Let $M,N$ be continuous square-integrable martingales(this can probably be relaxed). Let $V$ be the total variation of $[M,N]$. Let $X,Y$ be progressively measurable stochastic processes.
By the Kunita Watanabe inequality we have that:
$\int_0^\infty|XY|dV\le(\int_0^\infty X^2d[M])^{0.5}(\int_0^\infty Y^2d[N])^{0.5}$, a.s.
Assume that we in some way know that the right hand side is finite almost surely. Then we have that:
$\int_0^\infty|XY|dV<\infty$ a.s.
My question is then, do we then have a meaningful value for $\int_0^\infty XYd[M,N]$ a.s.?, and why?

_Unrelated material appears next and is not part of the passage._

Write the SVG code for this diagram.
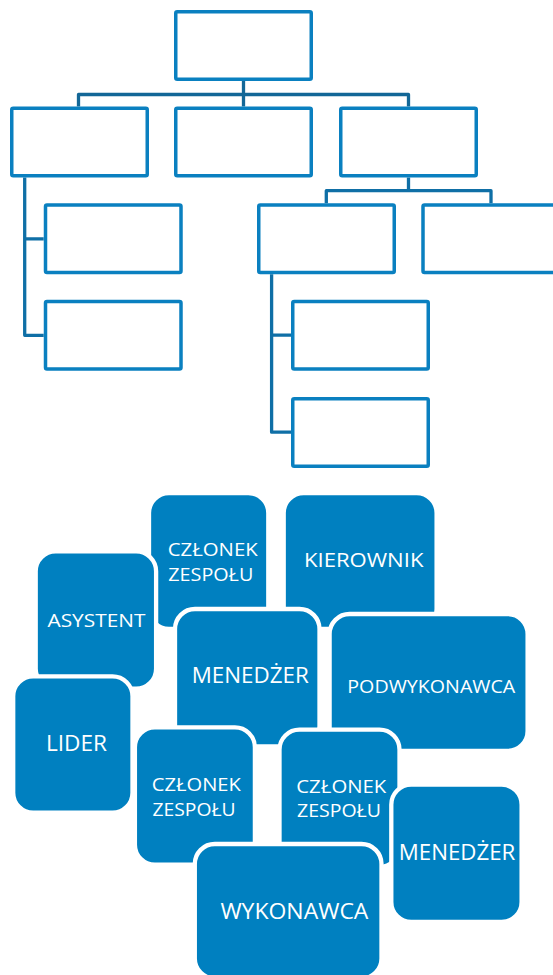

It does seem like the books I am looking at take this for granted but I am wondering why? What I have is that if since $[M,N]$ is of finite variation, then it can be written as $f_1-f_2$, where both functions are increasing. And they both generate measures $\mu_1, \mu_2$. The obvious way is to define the measure generated by $[M,N]$ as $\mu_1-\mu_2$(all of this is pathwise for each $\omega$). The problem I have is that I do not know that almost surely this is a well defined expression, that is, that almost surely I do not get $\infty-\infty$?
How do we know that that situation do not happen?